Die logische Schlussfolgerung: Darüber, dass sie existieren, und zwar als "denkendes Ding". Denn jede Täuschung bedarf eines Trägers. Der Dämon kann alles herbeitäuschen, aber unmöglich könnte er den Menschen darüber täuschen, dass dieser als Geist existiert. Ohne Träger keine Täuschung. Der Körper kann eine Illusion sein, der Geist nicht.

Das Leibnizsche Identitätsprinzip

In Voraussicht auf Teil 2, wo wir uns mit Einwänden gegen diese Schlussfolgerung beschäftigen werden, lohnt es sich, die Grundlage dieser Argumentation genauer anzuschauen - das Leibnizsche Identitätsprinzip:

"Zwei Dinge A und B sind dann miteinander identisch, wenn sie über dieselben Eigenschaften verfügen."

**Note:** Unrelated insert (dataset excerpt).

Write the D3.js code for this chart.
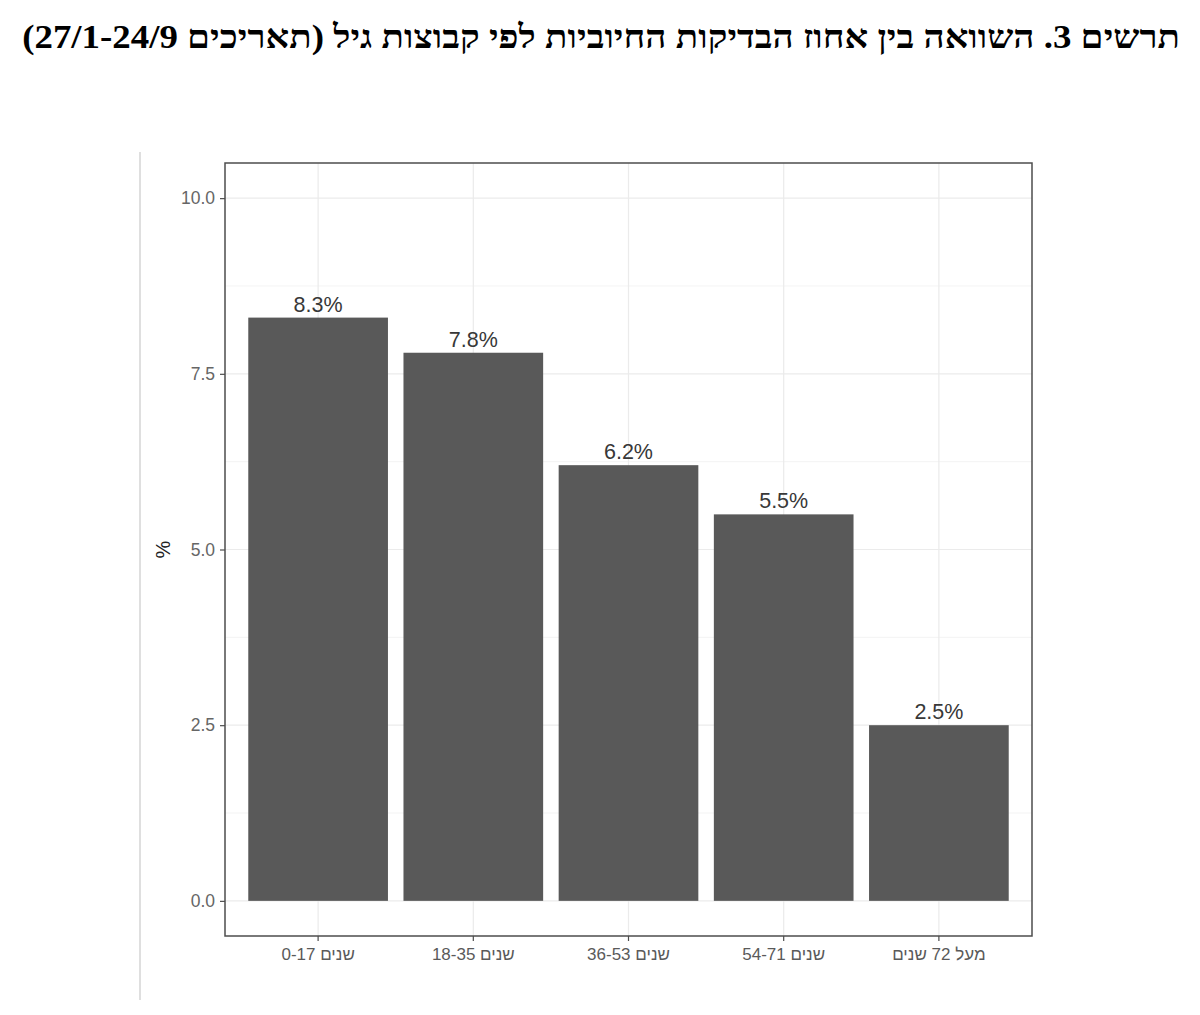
<!DOCTYPE html>
<html>
<head>
<meta charset="utf-8">
<script src="https://cdn.jsdelivr.net/npm/d3@7"></script>
<style>
  html, body { margin: 0; padding: 0; background: #fff; }
  svg { display: block; }
</style>
</head>
<body>
<svg id="chart" width="1200" height="1015"></svg>
<script>
// ---- data ----
const categories = ["שנים 0-17", "שנים 18-35", "שנים 36-53", "שנים 54-71", "מעל 72 שנים"];
const values = [8.3, 7.8, 6.2, 5.5, 2.5];
const yTicks = [0, 2.5, 5, 7.5, 10];
const yMinor = [1.25, 3.75, 6.25, 8.75];
const titleText = "תרשים 3. השוואה בין אחוז הבדיקות החיוביות לפי קבוצות גיל (תאריכים 27/1-24/9)";
const yAxisTitle = "%";

// ---- layout ----
const svg = d3.select("#chart");
const panel = { left: 225, right: 1032, top: 163, bottom: 936 };

const y = d3.scaleLinear().domain([-0.5, 10.5]).range([panel.bottom, panel.top]);
const x = d3.scaleBand().domain(categories)
  .range([panel.left, panel.right]).paddingInner(0.1).paddingOuter(0.15);

// left separator line
svg.append("line").attr("x1", 140).attr("x2", 140).attr("y1", 152).attr("y2", 1000)
  .attr("stroke", "#d4d4d4").attr("stroke-width", 1.5);

// title
const titleRight = 1180, titleLeft = 22;
const title = svg.append("text")
  .attr("x", titleRight).attr("y", 48)
  .attr("direction", "rtl")
  .style("direction", "rtl")
  .style("unicode-bidi", "embed")
  .attr("text-anchor", "start")
  .attr("font-family", "'Liberation Serif', 'DejaVu Serif', serif")
  .attr("font-weight", "bold")
  .attr("font-size", 33)
  .attr("fill", "#000")
  .text(titleText);
const tw = title.node().getComputedTextLength();
const sx = (titleRight - titleLeft) / tw;
title.attr("transform", `translate(${titleRight},0) scale(${sx},1) translate(${-titleRight},0)`);

// grid
const g = svg.append("g");
g.selectAll("line.minor").data(yMinor).join("line")
  .attr("x1", panel.left).attr("x2", panel.right)
  .attr("y1", d => y(d)).attr("y2", d => y(d))
  .attr("stroke", "#f0f0f0").attr("stroke-width", 0.8);
g.selectAll("line.major").data(yTicks).join("line")
  .attr("x1", panel.left).attr("x2", panel.right)
  .attr("y1", d => y(d)).attr("y2", d => y(d))
  .attr("stroke", "#ebebeb").attr("stroke-width", 1.2);
g.selectAll("line.vmajor").data(categories).join("line")
  .attr("x1", d => x(d) + x.bandwidth() / 2).attr("x2", d => x(d) + x.bandwidth() / 2)
  .attr("y1", panel.top).attr("y2", panel.bottom)
  .attr("stroke", "#ebebeb").attr("stroke-width", 1.2);

// bars
svg.append("g").selectAll("rect").data(values).join("rect")
  .attr("x", (d, i) => x(categories[i]))
  .attr("width", x.bandwidth())
  .attr("y", d => y(d))
  .attr("height", d => y(0) - y(d))
  .attr("fill", "#595959");

// bar labels
svg.append("g").selectAll("text").data(values).join("text")
  .attr("x", (d, i) => x(categories[i]) + x.bandwidth() / 2)
  .attr("y", d => y(d) - 6)
  .attr("text-anchor", "middle")
  .attr("font-family", "'Liberation Sans', Arial, sans-serif")
  .attr("font-size", 21.5)
  .attr("fill", "#383838")
  .text(d => d.toFixed(1) + "%");

// panel border
svg.append("rect")
  .attr("x", panel.left).attr("y", panel.top)
  .attr("width", panel.right - panel.left).attr("height", panel.bottom - panel.top)
  .attr("fill", "none").attr("stroke", "#4d4d4d").attr("stroke-width", 1.5);

// y axis
const yAxis = d3.axisLeft(y).tickValues(yTicks).tickSize(5).tickPadding(5)
  .tickFormat(d3.format(".1f"));
const ya = svg.append("g").attr("transform", `translate(${panel.left},0)`).call(yAxis);
ya.select(".domain").remove();
ya.selectAll("line").attr("stroke", "#4d4d4d").attr("stroke-width", 1.2);
ya.selectAll("text").attr("font-family", "'Liberation Sans', Arial, sans-serif")
  .attr("font-size", 17.5).attr("fill", "#666");

// x axis
const xAxis = d3.axisBottom(x).tickSize(5).tickPadding(7);
const xa = svg.append("g").attr("transform", `translate(0,${panel.bottom})`).call(xAxis);
xa.select(".domain").remove();
xa.selectAll("line").attr("stroke", "#4d4d4d").attr("stroke-width", 1.2);
xa.selectAll("text").attr("font-family", "'Liberation Sans', Arial, sans-serif")
  .attr("font-size", 17).attr("fill", "#5a5a5a").attr("direction", "rtl");

// y title
svg.append("text")
  .attr("transform", `translate(170,${y(5)}) rotate(-90)`)
  .attr("text-anchor", "middle")
  .attr("font-family", "'Liberation Sans', Arial, sans-serif")
  .attr("font-size", 20)
  .attr("fill", "#222")
  .text(yAxisTitle);
</script>
</body>
</html>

René Descartes wendet dieses Prinzip an, und zieht daraus einige Schlussfolgerungen. Schauen wir uns einige davon an:

- Den Körper kann man sich nur "als etwas ausgedehntes" vorstellen. 
Sprich: Der Körper benötigt Raum. Den Geist kann man sich auch als etwas vorstellen, das keinen Raum benötigt. -> Körper und Geist haben verschiedene Eigenschaften (räumlich-nichträumlich) und sind daher nicht identisch, sind daher verschiedene Substanzen.

- Den Körper kann man sich "in Teilen" vorstellen, den Geist nicht. 
Man kann zB nur an seine linke Hand denken. Den Geist kann man sich nicht in Teilen vorstellen. -> verschiedene Eigenschaften -> nicht identisch -> verschiedene Substanzen.

- Die Existenz des eigenen Körpers kann man anzweifeln. Die Existenz des eigenen Geistes nicht.
Letzteres ist unvorstellbar. In dem Moment, wo ich meinen Geist anzweifle, bewahrheitet sich dessen Existenz. (Siehe Gedankenexperiment. René Descartes sagt also auch: "Ich zweifle, also bin ich" (wenigstens als denkendes Ding)). Der Körper hat also die Eigenschaft von seinem Eigentümer angezweifelt werden zu können. Der Geist hat diese Eigenschaft nicht. -> verschiedene Eigenschaften -> nicht identisch ->verschiedene Substanzen.

René Descartes ist also ein Dualist. Durch Anwendung der Vernunft (die Empirie kann uns keine Gewissheit liefern) kommen wir zu dem Ergebnis, dass Körper und Geist zwei voneinander verschiedene Substanzen sein müssen.